Deploying ML Models with AWS SageMaker

AWSMLOpsSageMaker

Getting an ML model from a Jupyter notebook into production is one of the most underestimated engineering challenges. SageMaker provides a managed path that handles a lot of the heavy lifting — but understanding when and how to use its serverless capabilities is critical.

Why Serverless Inference

SageMaker's standard real-time endpoints use always-on instances — you pay whether or not requests are coming in. Serverless endpoints scale to zero, charging only for invocations and compute time.
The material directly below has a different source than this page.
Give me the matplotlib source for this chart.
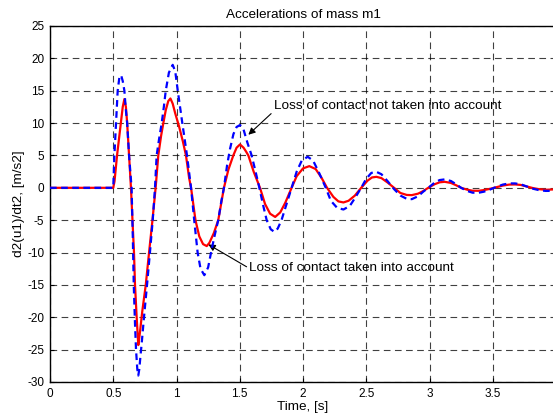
import matplotlib
matplotlib.use('Agg')
import matplotlib.pyplot as plt

plt.rcParams['font.family'] = ['Liberation Sans', 'DejaVu Sans']
plt.rcParams['axes.unicode_minus'] = False

# loss of contact taken into account (red, solid)
t_with = [0.0, 0.50, 0.51, 0.53, 0.56, 0.575, 0.588, 0.60, 0.61, 0.625, 0.64,
          0.652, 0.664, 0.672, 0.685, 0.698, 0.71, 0.73, 0.757, 0.783, 0.81,
          0.835, 0.856, 0.878, 0.896, 0.915, 0.935, 0.952, 0.97, 0.99, 1.02,
          1.05, 1.075, 1.10, 1.115, 1.15, 1.18, 1.21, 1.239, 1.26, 1.295, 1.33,
          1.375, 1.41, 1.449, 1.475, 1.502, 1.53, 1.55, 1.568, 1.61, 1.66, 1.70,
          1.74, 1.78, 1.82, 1.86, 1.91, 1.95, 2.00, 2.05, 2.10, 2.145, 2.19,
          2.24, 2.28, 2.32, 2.36, 2.41, 2.46, 2.51, 2.545, 2.58, 2.62, 2.67,
          2.72, 2.77, 2.82, 2.86, 2.91, 2.95, 2.99, 3.04, 3.08, 3.12, 3.17,
          3.21, 3.25, 3.30, 3.34, 3.386, 3.43, 3.48, 3.53, 3.58, 3.63, 3.676,
          3.72, 3.77, 3.82, 3.87, 3.92, 3.98, 4.00]
a_with = [0.0, 0.0, 1.0, 5.0, 10.0, 12.5, 13.7, 12.5, 10.0, 5.0, 0.0,
          -5.0, -10.0, -15.0, -20.0, -24.3, -22.5, -19.0, -15.0, -10.0, -5.0,
          0.0, 5.0, 8.0, 10.0, 12.0, 13.4, 13.8, 13.0, 11.5, 9.5,
          7.2, 5.0, 1.5, 0.0, -5.0, -7.5, -8.7, -9.0, -8.5, -7.0, -5.0,
          0.0, 2.8, 5.0, 6.2, 6.7, 6.2, 5.6, 5.0, 2.5, 0.0, -2.5,
          -4.0, -4.5, -3.8, -2.3, 0.0, 1.8, 3.0, 3.35, 2.9, 1.6, 0.0,
          -1.4, -2.1, -2.26, -2.0, -1.2, 0.0, 1.1, 1.6, 1.7, 1.5, 0.8,
          0.0, -0.8, -1.1, -1.13, -0.9, -0.5, 0.0, 0.55, 0.85, 0.93, 0.75,
          0.4, 0.0, -0.3, -0.45, -0.46, -0.35, -0.15, 0.1, 0.35, 0.5, 0.52,
          0.45, 0.2, -0.05, -0.22, -0.3, -0.25, -0.2]

# loss of contact not taken into account (blue, dashed)
t_without = [0.0, 0.50, 0.509, 0.522, 0.535, 0.548, 0.562, 0.575, 0.588, 0.60,
             0.61, 0.625, 0.645, 0.655, 0.662, 0.672, 0.68, 0.69, 0.698, 0.706,
             0.715, 0.725, 0.743, 0.767, 0.79, 0.812, 0.83, 0.843, 0.862, 0.883,
             0.90, 0.915, 0.94, 0.97, 0.99, 1.01, 1.046, 1.083, 1.115, 1.14,
             1.167, 1.19, 1.22, 1.25, 1.273, 1.30, 1.33, 1.355, 1.375, 1.40,
             1.423, 1.45, 1.475, 1.502, 1.53, 1.56, 1.594, 1.625, 1.655, 1.685,
             1.713, 1.745, 1.773, 1.80, 1.83, 1.87, 1.91, 1.95, 1.99, 2.037,
             2.08, 2.13, 2.18, 2.22, 2.27, 2.32, 2.37, 2.41, 2.46, 2.50, 2.54,
             2.58, 2.62, 2.67, 2.72, 2.77, 2.82, 2.86, 2.91, 2.95, 2.99, 3.04,
             3.08, 3.12, 3.17, 3.21, 3.25, 3.30, 3.34, 3.386, 3.43, 3.48, 3.53,
             3.58, 3.63, 3.676, 3.72, 3.77, 3.82, 3.87, 3.92, 3.98, 4.00]
a_without = [0.0, 0.0, 5.0, 10.0, 15.0, 17.0, 17.4, 16.5, 15.0, 12.0,
             10.0, 5.0, 0.0, -8.0, -15.0, -21.0, -25.0, -28.0, -29.0, -28.0,
             -26.0, -24.0, -20.0, -15.0, -10.0, -5.0, 0.0, 5.0, 7.5, 10.0,
             12.5, 15.0, 17.8, 19.0, 18.0, 15.0, 10.0, 5.0, 0.0, -5.0,
             -10.0, -12.5, -13.5, -12.3, -10.0, -7.5, -5.0, -2.0, 0.0, 3.5,
             6.0, 8.3, 9.4, 9.7, 9.0, 7.0, 5.0, 2.5, 0.0, -2.7,
             -5.0, -6.4, -6.8, -6.3, -5.0, -2.5, 0.0, 2.5, 4.2, 4.8,
             4.2, 2.2, 0.0, -2.0, -3.1, -3.35, -2.8, -1.6, 0.0, 1.4, 2.3,
             2.47, 2.1, 1.0, -0.2, -1.2, -1.7, -1.75, -1.3, -0.6, 0.0, 0.8,
             1.2, 1.3, 1.05, 0.55, 0.0, -0.5, -0.75, -0.77, -0.6, -0.25, 0.15,
             0.5, 0.68, 0.68, 0.55, 0.2, -0.15, -0.38, -0.48, -0.46, -0.42]

x_ticks = [0, 0.5, 1, 1.5, 2, 2.5, 3, 3.5]
x_tick_labels = ['0', '0.5', '1', '1.5', '2', '2.5', '3', '3.5']
y_ticks = [-30, -25, -20, -15, -10, -5, 0, 5, 10, 15, 20, 25]

tickSize = 8.5
textSize = 9.7

fig = plt.figure(figsize=(5.53, 4.17), dpi=100)
ax = fig.add_axes([50 / 553, 35 / 417, 506 / 553, 356 / 417])

ax.plot(t_with, a_with, color='red', linewidth=1.6, zorder=3)
ax.plot(t_without, a_without, color='blue', linewidth=1.6,
        linestyle=(0, (3, 2)), zorder=4)

ax.set_xlim(0, 4)
ax.set_ylim(-30, 25)
ax.set_xticks(x_ticks)
ax.set_xticklabels(x_tick_labels)
ax.set_yticks(y_ticks)
ax.grid(True, color='black', linestyle=(0, (6, 4)), linewidth=0.8, alpha=0.75)
ax.tick_params(axis='both', direction='in', labelsize=tickSize, length=3, pad=4)
ax.set_axisbelow(True)

for s in ax.spines.values():
    s.set_linewidth(1.0)

ax.set_title('Accelerations of mass m1', fontsize=textSize, pad=6)
ax.set_xlabel('Time, [s]', fontsize=textSize, labelpad=1)
ax.set_ylabel('d2(u1)/dt2, [m/s2]', fontsize=textSize, labelpad=2)

ax.annotate('Loss of contact not taken into account', xy=(1.568, 8.2),
            xytext=(1.77, 12.6), fontsize=textSize, va='center',
            arrowprops=dict(arrowstyle='-|>', color='black', lw=0.8,
                            mutation_scale=10, shrinkA=0, shrinkB=0,
                            relpos=(0.0, 0.1)))
ax.annotate('Loss of contact taken into account', xy=(1.252, -8.75),
            xytext=(1.576, -12.45), fontsize=textSize, va='center',
            arrowprops=dict(arrowstyle='-|>', color='black', lw=0.8,
                            mutation_scale=10, shrinkA=0, shrinkB=0,
                            relpos=(0.0, 0.5)))

fig.savefig('out.png', dpi=100)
For low-to-medium traffic workloads, this reduces costs dramatically.

Deployment Steps

import boto3
import sagemaker
from sagemaker.model import Model

session = sagemaker.Session()

# 1. Upload model artifacts to S3
model_data = session.upload_data(
    'model.tar.gz',
    bucket='my-bucket',
    key_prefix='models/v1'
)

# 2. Create SageMaker Model
model = Model(
    image_uri=container_image,
    model_data=model_data,
    role=role,
)

# 3. Deploy serverless endpoint
predictor = model.deploy(
    serverless_inference_config=ServerlessInferenceConfig(
        memory_size_in_mb=3008,
        max_concurrency=5,
    )
)

# 4. Run inference
response = predictor.predict(payload)

Cold Start Mitigation

Serverless endpoints have cold starts — the first request after a period of inactivity incurs container initialization time (typically 2–10 seconds). Minimize this by keeping container images small, pre-loading model weights at container start, and warming the endpoint with scheduled pings if latency is critical.